### Task objective:
Copy nothing but the text: reproduce each line of the listing exactly and leave the pictures out.

### Information supplied:
** BEGIN **
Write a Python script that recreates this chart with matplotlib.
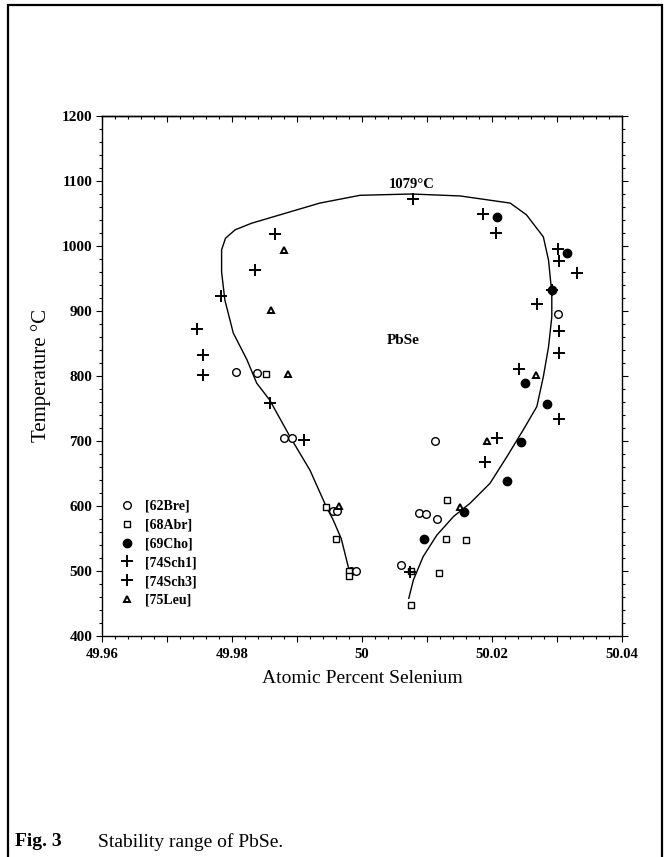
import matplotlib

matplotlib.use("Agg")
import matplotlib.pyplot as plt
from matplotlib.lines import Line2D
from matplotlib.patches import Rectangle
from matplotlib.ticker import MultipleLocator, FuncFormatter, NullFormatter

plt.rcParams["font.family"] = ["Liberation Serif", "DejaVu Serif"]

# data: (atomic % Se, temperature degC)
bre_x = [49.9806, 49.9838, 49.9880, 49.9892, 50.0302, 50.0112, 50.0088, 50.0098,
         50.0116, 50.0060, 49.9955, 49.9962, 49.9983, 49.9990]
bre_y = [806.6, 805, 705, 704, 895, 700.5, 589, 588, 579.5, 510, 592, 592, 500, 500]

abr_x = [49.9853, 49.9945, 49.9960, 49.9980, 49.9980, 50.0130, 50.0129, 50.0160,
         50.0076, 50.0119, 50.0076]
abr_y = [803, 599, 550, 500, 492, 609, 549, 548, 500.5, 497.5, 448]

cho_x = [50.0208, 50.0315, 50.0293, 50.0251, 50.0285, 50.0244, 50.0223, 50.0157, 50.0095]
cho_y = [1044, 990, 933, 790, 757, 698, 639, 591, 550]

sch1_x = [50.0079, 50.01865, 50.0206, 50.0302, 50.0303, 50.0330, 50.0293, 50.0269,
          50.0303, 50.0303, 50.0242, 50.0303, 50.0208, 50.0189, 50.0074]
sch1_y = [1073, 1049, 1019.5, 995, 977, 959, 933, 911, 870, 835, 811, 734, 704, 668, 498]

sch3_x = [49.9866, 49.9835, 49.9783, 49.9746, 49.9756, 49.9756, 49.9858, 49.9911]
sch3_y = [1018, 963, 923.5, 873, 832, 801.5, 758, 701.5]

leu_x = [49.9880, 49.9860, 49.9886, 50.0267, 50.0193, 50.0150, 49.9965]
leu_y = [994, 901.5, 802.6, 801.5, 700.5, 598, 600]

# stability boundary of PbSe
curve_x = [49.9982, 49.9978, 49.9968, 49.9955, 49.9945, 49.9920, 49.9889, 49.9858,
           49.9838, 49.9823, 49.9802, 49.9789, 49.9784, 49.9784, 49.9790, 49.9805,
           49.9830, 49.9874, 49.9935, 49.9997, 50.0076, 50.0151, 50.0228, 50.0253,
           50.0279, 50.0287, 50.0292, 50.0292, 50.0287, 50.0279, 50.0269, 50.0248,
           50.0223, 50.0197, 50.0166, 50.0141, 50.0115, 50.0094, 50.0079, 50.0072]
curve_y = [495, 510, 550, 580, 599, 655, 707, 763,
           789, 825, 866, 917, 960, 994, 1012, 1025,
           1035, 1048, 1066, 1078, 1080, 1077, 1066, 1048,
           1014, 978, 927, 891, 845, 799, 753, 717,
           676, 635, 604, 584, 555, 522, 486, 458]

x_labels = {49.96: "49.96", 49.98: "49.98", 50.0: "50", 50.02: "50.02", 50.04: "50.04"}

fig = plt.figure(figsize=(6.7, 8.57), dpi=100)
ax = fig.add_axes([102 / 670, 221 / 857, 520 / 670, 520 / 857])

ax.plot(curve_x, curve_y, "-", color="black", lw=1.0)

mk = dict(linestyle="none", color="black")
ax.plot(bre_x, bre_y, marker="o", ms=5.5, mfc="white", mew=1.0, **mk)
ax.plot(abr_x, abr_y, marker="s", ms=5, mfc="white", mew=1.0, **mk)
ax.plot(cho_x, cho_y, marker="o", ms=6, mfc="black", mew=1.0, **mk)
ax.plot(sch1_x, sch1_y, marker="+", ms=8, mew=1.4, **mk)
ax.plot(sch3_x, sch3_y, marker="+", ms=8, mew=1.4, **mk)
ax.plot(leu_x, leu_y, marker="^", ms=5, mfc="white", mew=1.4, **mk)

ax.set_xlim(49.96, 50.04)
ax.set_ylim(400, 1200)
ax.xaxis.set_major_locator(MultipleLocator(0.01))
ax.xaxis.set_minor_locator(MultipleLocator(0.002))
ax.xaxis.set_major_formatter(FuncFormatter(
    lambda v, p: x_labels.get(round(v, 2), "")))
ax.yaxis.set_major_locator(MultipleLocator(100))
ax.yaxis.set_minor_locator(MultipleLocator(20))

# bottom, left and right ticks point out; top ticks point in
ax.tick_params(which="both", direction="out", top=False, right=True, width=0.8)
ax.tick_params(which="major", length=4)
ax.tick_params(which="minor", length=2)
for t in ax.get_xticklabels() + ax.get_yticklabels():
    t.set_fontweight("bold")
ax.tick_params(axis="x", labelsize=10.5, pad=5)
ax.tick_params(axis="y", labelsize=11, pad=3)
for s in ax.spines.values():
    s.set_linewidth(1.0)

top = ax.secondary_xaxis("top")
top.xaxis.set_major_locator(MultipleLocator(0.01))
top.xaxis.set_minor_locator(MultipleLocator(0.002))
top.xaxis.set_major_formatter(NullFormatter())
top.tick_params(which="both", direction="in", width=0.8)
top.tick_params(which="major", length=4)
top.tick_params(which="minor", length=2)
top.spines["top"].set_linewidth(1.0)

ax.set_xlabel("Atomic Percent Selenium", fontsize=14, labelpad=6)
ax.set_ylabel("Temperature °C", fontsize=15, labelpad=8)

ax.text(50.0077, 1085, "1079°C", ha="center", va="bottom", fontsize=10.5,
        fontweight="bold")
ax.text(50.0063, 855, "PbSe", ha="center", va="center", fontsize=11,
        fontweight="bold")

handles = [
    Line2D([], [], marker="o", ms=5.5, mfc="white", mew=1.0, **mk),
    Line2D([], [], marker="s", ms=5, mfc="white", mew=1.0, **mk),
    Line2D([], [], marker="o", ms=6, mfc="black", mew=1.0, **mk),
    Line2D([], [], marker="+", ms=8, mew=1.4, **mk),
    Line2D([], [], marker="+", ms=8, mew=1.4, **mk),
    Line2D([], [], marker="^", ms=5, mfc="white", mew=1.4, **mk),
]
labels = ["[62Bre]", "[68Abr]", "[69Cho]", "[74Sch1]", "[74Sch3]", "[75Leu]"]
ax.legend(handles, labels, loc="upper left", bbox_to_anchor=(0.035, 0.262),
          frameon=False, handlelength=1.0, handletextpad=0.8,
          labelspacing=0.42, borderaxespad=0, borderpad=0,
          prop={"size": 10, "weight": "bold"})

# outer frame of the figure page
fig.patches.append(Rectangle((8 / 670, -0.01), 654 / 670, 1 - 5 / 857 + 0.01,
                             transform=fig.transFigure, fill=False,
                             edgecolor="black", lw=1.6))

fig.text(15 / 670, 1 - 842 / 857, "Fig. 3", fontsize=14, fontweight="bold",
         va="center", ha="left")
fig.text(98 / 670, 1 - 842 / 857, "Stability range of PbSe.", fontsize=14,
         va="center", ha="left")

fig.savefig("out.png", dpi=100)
** END **
### Response to this task:
Write a Python script that recreates this chart with matplotlib.
import matplotlib

matplotlib.use("Agg")
import matplotlib.pyplot as plt
from matplotlib.lines import Line2D
from matplotlib.patches import Rectangle
from matplotlib.ticker import MultipleLocator, FuncFormatter, NullFormatter

plt.rcParams["font.family"] = ["Liberation Serif", "DejaVu Serif"]

# data: (atomic % Se, temperature degC)
bre_x = [49.9806, 49.9838, 49.9880, 49.9892, 50.0302, 50.0112, 50.0088, 50.0098,
         50.0116, 50.0060, 49.9955, 49.9962, 49.9983, 49.9990]
bre_y = [806.6, 805, 705, 704, 895, 700.5, 589, 588, 579.5, 510, 592, 592, 500, 500]

abr_x = [49.9853, 49.9945, 49.9960, 49.9980, 49.9980, 50.0130, 50.0129, 50.0160,
         50.0076, 50.0119, 50.0076]
abr_y = [803, 599, 550, 500, 492, 609, 549, 548, 500.5, 497.5, 448]

cho_x = [50.0208, 50.0315, 50.0293, 50.0251, 50.0285, 50.0244, 50.0223, 50.0157, 50.0095]
cho_y = [1044, 990, 933, 790, 757, 698, 639, 591, 550]

sch1_x = [50.0079, 50.01865, 50.0206, 50.0302, 50.0303, 50.0330, 50.0293, 50.0269,
          50.0303, 50.0303, 50.0242, 50.0303, 50.0208, 50.0189, 50.0074]
sch1_y = [1073, 1049, 1019.5, 995, 977, 959, 933, 911, 870, 835, 811, 734, 704, 668, 498]

sch3_x = [49.9866, 49.9835, 49.9783, 49.9746, 49.9756, 49.9756, 49.9858, 49.9911]
sch3_y = [1018, 963, 923.5, 873, 832, 801.5, 758, 701.5]

leu_x = [49.9880, 49.9860, 49.9886, 50.0267, 50.0193, 50.0150, 49.9965]
leu_y = [994, 901.5, 802.6, 801.5, 700.5, 598, 600]

# stability boundary of PbSe
curve_x = [49.9982, 49.9978, 49.9968, 49.9955, 49.9945, 49.9920, 49.9889, 49.9858,
           49.9838, 49.9823, 49.9802, 49.9789, 49.9784, 49.9784, 49.9790, 49.9805,
           49.9830, 49.9874, 49.9935, 49.9997, 50.0076, 50.0151, 50.0228, 50.0253,
           50.0279, 50.0287, 50.0292, 50.0292, 50.0287, 50.0279, 50.0269, 50.0248,
           50.0223, 50.0197, 50.0166, 50.0141, 50.0115, 50.0094, 50.0079, 50.0072]
curve_y = [495, 510, 550, 580, 599, 655, 707, 763,
           789, 825, 866, 917, 960, 994, 1012, 1025,
           1035, 1048, 1066, 1078, 1080, 1077, 1066, 1048,
           1014, 978, 927, 891, 845, 799, 753, 717,
           676, 635, 604, 584, 555, 522, 486, 458]

x_labels = {49.96: "49.96", 49.98: "49.98", 50.0: "50", 50.02: "50.02", 50.04: "50.04"}

fig = plt.figure(figsize=(6.7, 8.57), dpi=100)
ax = fig.add_axes([102 / 670, 221 / 857, 520 / 670, 520 / 857])

ax.plot(curve_x, curve_y, "-", color="black", lw=1.0)

mk = dict(linestyle="none", color="black")
ax.plot(bre_x, bre_y, marker="o", ms=5.5, mfc="white", mew=1.0, **mk)
ax.plot(abr_x, abr_y, marker="s", ms=5, mfc="white", mew=1.0, **mk)
ax.plot(cho_x, cho_y, marker="o", ms=6, mfc="black", mew=1.0, **mk)
ax.plot(sch1_x, sch1_y, marker="+", ms=8, mew=1.4, **mk)
ax.plot(sch3_x, sch3_y, marker="+", ms=8, mew=1.4, **mk)
ax.plot(leu_x, leu_y, marker="^", ms=5, mfc="white", mew=1.4, **mk)

ax.set_xlim(49.96, 50.04)
ax.set_ylim(400, 1200)
ax.xaxis.set_major_locator(MultipleLocator(0.01))
ax.xaxis.set_minor_locator(MultipleLocator(0.002))
ax.xaxis.set_major_formatter(FuncFormatter(
    lambda v, p: x_labels.get(round(v, 2), "")))
ax.yaxis.set_major_locator(MultipleLocator(100))
ax.yaxis.set_minor_locator(MultipleLocator(20))

# bottom, left and right ticks point out; top ticks point in
ax.tick_params(which="both", direction="out", top=False, right=True, width=0.8)
ax.tick_params(which="major", length=4)
ax.tick_params(which="minor", length=2)
for t in ax.get_xticklabels() + ax.get_yticklabels():
    t.set_fontweight("bold")
ax.tick_params(axis="x", labelsize=10.5, pad=5)
ax.tick_params(axis="y", labelsize=11, pad=3)
for s in ax.spines.values():
    s.set_linewidth(1.0)

top = ax.secondary_xaxis("top")
top.xaxis.set_major_locator(MultipleLocator(0.01))
top.xaxis.set_minor_locator(MultipleLocator(0.002))
top.xaxis.set_major_formatter(NullFormatter())
top.tick_params(which="both", direction="in", width=0.8)
top.tick_params(which="major", length=4)
top.tick_params(which="minor", length=2)
top.spines["top"].set_linewidth(1.0)

ax.set_xlabel("Atomic Percent Selenium", fontsize=14, labelpad=6)
ax.set_ylabel("Temperature °C", fontsize=15, labelpad=8)

ax.text(50.0077, 1085, "1079°C", ha="center", va="bottom", fontsize=10.5,
        fontweight="bold")
ax.text(50.0063, 855, "PbSe", ha="center", va="center", fontsize=11,
        fontweight="bold")

handles = [
    Line2D([], [], marker="o", ms=5.5, mfc="white", mew=1.0, **mk),
    Line2D([], [], marker="s", ms=5, mfc="white", mew=1.0, **mk),
    Line2D([], [], marker="o", ms=6, mfc="black", mew=1.0, **mk),
    Line2D([], [], marker="+", ms=8, mew=1.4, **mk),
    Line2D([], [], marker="+", ms=8, mew=1.4, **mk),
    Line2D([], [], marker="^", ms=5, mfc="white", mew=1.4, **mk),
]
labels = ["[62Bre]", "[68Abr]", "[69Cho]", "[74Sch1]", "[74Sch3]", "[75Leu]"]
ax.legend(handles, labels, loc="upper left", bbox_to_anchor=(0.035, 0.262),
          frameon=False, handlelength=1.0, handletextpad=0.8,
          labelspacing=0.42, borderaxespad=0, borderpad=0,
          prop={"size": 10, "weight": "bold"})

# outer frame of the figure page
fig.patches.append(Rectangle((8 / 670, -0.01), 654 / 670, 1 - 5 / 857 + 0.01,
                             transform=fig.transFigure, fill=False,
                             edgecolor="black", lw=1.6))

fig.text(15 / 670, 1 - 842 / 857, "Fig. 3", fontsize=14, fontweight="bold",
         va="center", ha="left")
fig.text(98 / 670, 1 - 842 / 857, "Stability range of PbSe.", fontsize=14,
         va="center", ha="left")

fig.savefig("out.png", dpi=100)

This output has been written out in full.